Subtilement altière, sa beauté rayonnait avec grâce, tout auréolée d’intelligence. Regard profond et sourire lointain offraient à son visage aux traits délicats un charme mystérieux, qui pourtant ne lui plaisait jamais sur les photographies qu’elle fuyait, car il y voyait un masque, un mensonge.

« Il arrive tant de choses dans l’étrange territoire qui se trouve entre l’âme et le corps. Entre ciel et terre, disait Shakespeare» , précisa-t-elle, se référant souvent à l’auteur anglais qu’elle admirait.

Elle publia un texte intitulé La pesanteur et la grâce dans Richard II, imaginant que « si elle n’était pas morte si tôt » Simone Weil aurait sans doute « écrit un petit essai » sur cette tragédie, « la plus silencieuse de toute l’œuvre de Shakespeare […] Une histoire racontée les yeux baissés, dirait-on, dans l’obscurité : en una noche oscura ». Zone de profond mystère. « Jamais je crois, la pesanteur et la grâce ne furent plus exactement contenues dans une représentation », pensait-elle.

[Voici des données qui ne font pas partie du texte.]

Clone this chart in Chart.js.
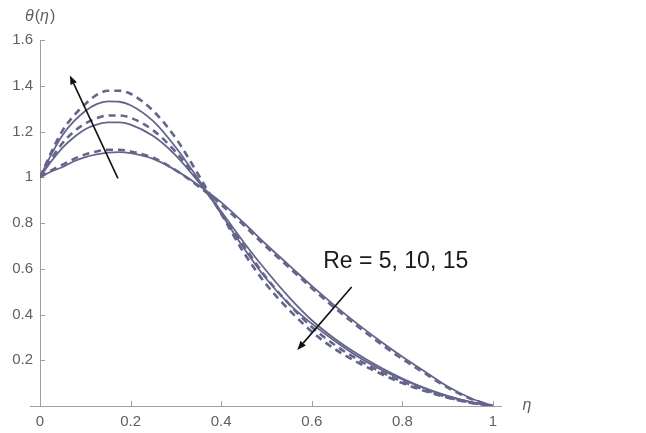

En outre, elle méditait profondément sur « le destin des solitaires, des vagabonds » qui était aussi le sien, selon elle. « J’ai essayé d’accepter avec humilité mon destin de vagabonde qui ne sait trouver nulle part le repos » et « d’en faire peu à peu un devoir, une discipline intime ». Or, les déracinés déracinent, et non sans faire de mal.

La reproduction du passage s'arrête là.